James Feyrer and Jay Shambaugh, Dartmouth College and NBER
Global Savings and Global Investment: The Transmission of Identified Fiscal Shocks (NBER Working Paper No. 15113)

Feyrer and Shambaugh examine the effect of exogenous shocks to savings on world capital markets. Using the exogenous shocks to U.S. tax policy identified by Romer and Romer (2009b), they trace the impact of an exogenous shock to savings through the income accounting identities of the United States and the rest of the world. They find that exogenous tax increases are only partially offset by changes in private savings (Ricardian equivalence is not complete). They also find that only a small amount of the resulting change in U.S. saving is absorbed by increased domestic investment (contrary to Feldstein and Horioka (1980)). Almost half of the fiscal shock is transmitted abroad as an increase in the U.S. current account. Positive shocks to U.S. savings generate current account deficits and increases in investment in other countries in the world. They cannot reject that the shock is uniformly transmitted across countries with different currency regimes and different levels of development. These results suggest highly integrated world capital markets with rapid adjustment. In short, they find that the United States acts like a large open economy and the world acts like a closed economy.


Carlo Favero and Francesco Giavazzi, IGIER, Bocconi University
VAR-Based and Narrative Measures of the Tax Multiplier

Favero and Giavazzi argue that the best approach to measure tax multipliers is to include in a fiscal VAR the structural shocks identified using information independent from the VAR– that is, the shocks constructed using a narrative method. They first show that "narrative" shocks are valid shocks in a fiscal VAR, that is, they are orthogonal to the relevant information set. They then show that the direct inclusion of narrative shocks in a fiscal VAR delivers estimates of the tax multiplier that are similar to those obtained within the traditional fiscal VAR approach. The use of narrative shocks has a big advantage: it does not require the inversion of the moving-average representation of a VAR for the identification of the relevant shocks.

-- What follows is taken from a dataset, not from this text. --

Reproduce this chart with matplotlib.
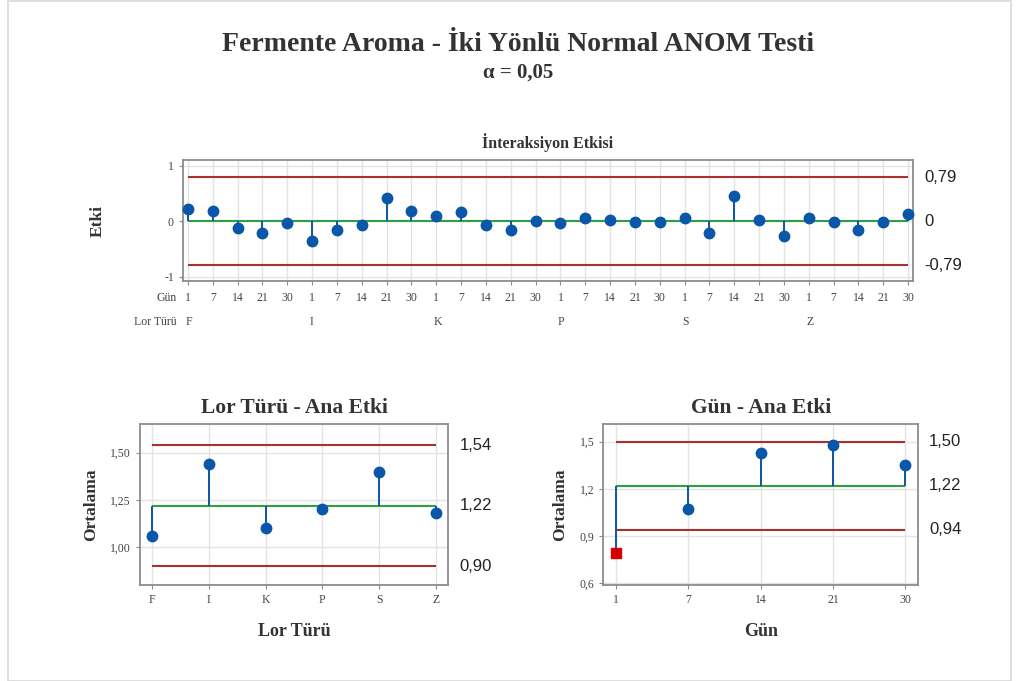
import numpy as np
import matplotlib
matplotlib.use("Agg")
import matplotlib.pyplot as plt
from matplotlib.patches import Rectangle
from matplotlib.ticker import FuncFormatter

plt.rcParams['font.family'] = ['Liberation Serif', 'DejaVu Serif']

# data
lor_turu = ["F", "I", "K", "P", "S", "Z"]
gun = ["1", "7", "14", "21", "30"]
etki = [0.22, 0.19, -0.12, -0.22, -0.03,
        -0.35, -0.15, -0.07, 0.42, 0.19,
        0.10, 0.16, -0.07, -0.15, 0.00,
        -0.03, 0.06, 0.03, -0.01, -0.01,
        0.06, -0.22, 0.45, 0.03, -0.26,
        0.06, -0.01, -0.15, -0.01, 0.13]
etki_limits = [-0.79, 0.0, 0.79]
etki_limit_labels = ["-0,79", "0", "0,79"]
lor_means = [1.06, 1.44, 1.10, 1.20, 1.40, 1.18]
lor_limits = [0.90, 1.22, 1.54]
gun_means = [0.79, 1.07, 1.43, 1.48, 1.35]
gun_limits = [0.94, 1.22, 1.50]

BLUE = "#0a56a8"
GREEN = "#2ea043"
RED = "#a8302d"
GRID = "#e3e3e3"
FRAME = "#8c8c8c"
TICKC = "#444444"
TXT = "#333333"


def comma(v, fmt="{:.2f}"):
    return fmt.format(v).replace(".", ",")


def anom_panel(ax, x, vals, limits, ylim, yticks, yfmt, labels=None):
    lo, c, hi = limits
    ax.set_ylim(*ylim)
    ax.set_yticks(yticks)
    ax.yaxis.set_major_formatter(FuncFormatter(lambda v, p: yfmt(v)))
    ax.grid(True, color=GRID, lw=1)
    ax.set_axisbelow(True)
    for s in ax.spines.values():
        s.set_color(FRAME)
        s.set_linewidth(1.3)
    ax.tick_params(colors=FRAME, labelcolor=TICKC, labelsize=8.5, length=3)
    ax.hlines([lo, hi], x[0], x[-1], color=RED, lw=1.5, zorder=2)
    ax.hlines(c, x[0], x[-1], color=GREEN, lw=1.5, zorder=3)
    for xi, v in zip(x, vals):
        ax.vlines(xi, c, v, color=BLUE, lw=1.4, zorder=3)
        if v < lo or v > hi:
            ax.plot(xi, v, "s", color="#d40000", ms=7, zorder=4, clip_on=False)
        else:
            ax.plot(xi, v, "o", color=BLUE, ms=7.5, zorder=4, clip_on=False)
    if labels is None:
        labels = [comma(v) for v in limits]
    for val, lab in zip(limits, labels):
        ax.annotate(lab, (1, val), xycoords=ax.get_yaxis_transform(),
                    xytext=(8, 0), textcoords="offset points",
                    fontsize=12, family="Liberation Sans", va="center",
                    ha="left", color="#222222")


fig = plt.figure(figsize=(10.19, 6.81), dpi=100)
fig.patch.set_facecolor("white")
fig.add_artist(Rectangle((0.008, 0.0), 0.984, 0.999, transform=fig.transFigure,
                         fill=False, ec="#d8d8d8", lw=1.2))

fig.text(0.508, 0.935, "Fermente Aroma - İki Yönlü Normal ANOM Testi",
         ha="center", va="center", fontsize=20, fontweight="bold", color=TXT)
fig.text(0.508, 0.893, "α = 0,05", ha="center", va="center", fontsize=15,
         fontweight="bold", color=TXT)

# interaction panel
ax1 = fig.add_axes([0.1796, 0.587, 0.7164, 0.178])
x1 = np.arange(len(etki))
anom_panel(ax1, x1, etki, etki_limits, (-1.08, 1.1), [-1, 0, 1],
           lambda v: "{:g}".format(v), labels=etki_limit_labels)
ax1.set_xlim(-0.2, len(etki) - 1 + 0.2)
ax1.set_xticks(x1)
ax1.set_xticklabels([])
ax1.set_title("İnteraksiyon Etkisi", fontsize=11.5, fontweight="bold",
              color=TXT, pad=9)
ax1.set_ylabel("Etki", fontsize=12.5, fontweight="bold", color=TXT, labelpad=42)
trans = ax1.get_xaxis_transform()
for i in x1:
    ax1.text(i, -0.14, gun[i % len(gun)], transform=trans, ha="center",
             va="center", fontsize=8.5, color=TICKC)
for j, name in enumerate(lor_turu):
    ax1.text(j * len(gun) - 0.1, -0.34, name, transform=trans, ha="left",
             va="center", fontsize=8.5, color=TICKC)
ax1.text(-0.45, -0.14, "Gün", transform=trans, ha="right", va="center",
         fontsize=8.5, color=TICKC)
ax1.text(-0.45, -0.34, "Lor Türü", transform=trans, ha="right", va="center",
         fontsize=8.5, color=TICKC)

# Lor Türü main effect
ax2 = fig.add_axes([0.137, 0.141, 0.303, 0.236])
x2 = np.arange(len(lor_turu))
anom_panel(ax2, x2, lor_means, lor_limits, (0.80, 1.65), [1.00, 1.25, 1.50],
           lambda v: comma(v))
ax2.set_xlim(-0.22, len(lor_turu) - 1 + 0.22)
ax2.set_xticks(x2)
ax2.set_xticklabels(lor_turu)
ax2.set_title("Lor Türü - Ana Etki", fontsize=15.5, fontweight="bold",
              color=TXT, pad=8)
ax2.set_xlabel("Lor Türü", fontsize=13, fontweight="bold", color=TXT, labelpad=12)
ax2.set_ylabel("Ortalama", fontsize=12.5, fontweight="bold", color=TXT, labelpad=8)

# Gün main effect
ax3 = fig.add_axes([0.592, 0.141, 0.309, 0.236])
x3 = np.arange(len(gun))
anom_panel(ax3, x3, gun_means, gun_limits, (0.59, 1.61), [0.6, 0.9, 1.2, 1.5],
           lambda v: comma(v, fmt="{:.1f}"))
ax3.set_xlim(-0.18, len(gun) - 1 + 0.18)
ax3.set_xticks(x3)
ax3.set_xticklabels(gun)
ax3.set_title("Gün - Ana Etki", fontsize=15.5, fontweight="bold",
              color=TXT, pad=8)
ax3.set_xlabel("Gün", fontsize=13, fontweight="bold", color=TXT, labelpad=12)
ax3.set_ylabel("Ortalama", fontsize=12.5, fontweight="bold", color=TXT, labelpad=8)

fig.savefig("out.png", dpi=100)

Therefore, within this framework, fiscal multipliers can be identified and estimated even when the MA representation of the VARs is not invertible–the relevant case in the presence of fiscal foresight, that is, when agents receive signals on the tax changes they will face in the future.


Roberto Perotti, Bocconi University
The Effects of Tax Shocks: Negative and Large

Perotti argues that on theoretical grounds the discretionary component of taxation should be allowed to have different effects on output than the endogenous component, namely the automatic response of tax revenues to macroeconomic variables. Existing approaches to the study of the effects of the Romer and Romer shocks do not allow for this difference, and he shows that as a consequence they exhibit impulse responses that are likely to be biased towards zero. On the other hand the RR specification, as Favero and Giavazzi (2009) correctly argue, is not a specification that can be derived from any representation of the data generating process. Perotti derives a VAR model that can accommodate the different impacts of the discretionary and endogenous component of taxation, and then shows that the impulse responses to a RR shock implied by this specification are about half-way between the large effects of RR and the much smaller effects of Favero and Giavazzi: in general, a single percentage point of GDP increase in taxes leads to a decline in output by about 1.5 percentage points after 12 quarters. The analysis of shocks to future taxation, instead, is complicated by two factors: the standard errors are extremely large, and the interpretation of the results is complicated once one recognizes that tax shocks can, and in general will, be associated with a negative wealth effect.